His earliest routines developed in the synagogue, as he dropped increasing amounts of jokes into his sermons. He eventually stopped being a rabbi to move into comedy full time. As he put it, “Somebody in the family had to make a living.”
Mason worked the hotel and nightclub circuit in the Borscht Belt, and was already earning a more than healthy living before he made his first national TV appearance in 1962, on the Steve Allen Show. Appearances on The Perry Como Show and The Dean Martin Show followed.
In 1962, he released his debut record, I’m the Greatest Comedian in the World, Only Nobody Knows It Yet.
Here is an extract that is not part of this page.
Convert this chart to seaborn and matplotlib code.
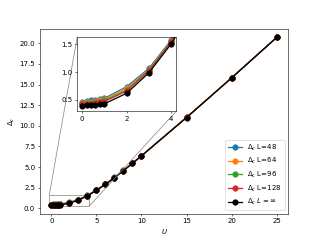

While effectively blackballed from the mainstream for two decades following the Ed Sullivan Show incident, Mason moved back into the clubs before eventually scaling up his act for theatres. The World According to Me! (1986) ran for two years, and saw him win a Special Tony award as well as his first Emmy. His next show, Brand New (1990-1991) was equally acclaimed.
Other shows included Politically Incorrect (1994), Love Thy Neighbour (1996), and Much Ado About Everything (1999), with the latter nominated for an Olivier during its London run. Later shows included Freshly Squeezed (2005), The Ultimate Jew (2008), and Fearless (2012). The title of the latter show summed up Mason’s attitude to the end.
He is survived by his wife of thirty years, Jyll Rosenfeld; and his daughter, Sheba, from a relationship with Ginger Reiter.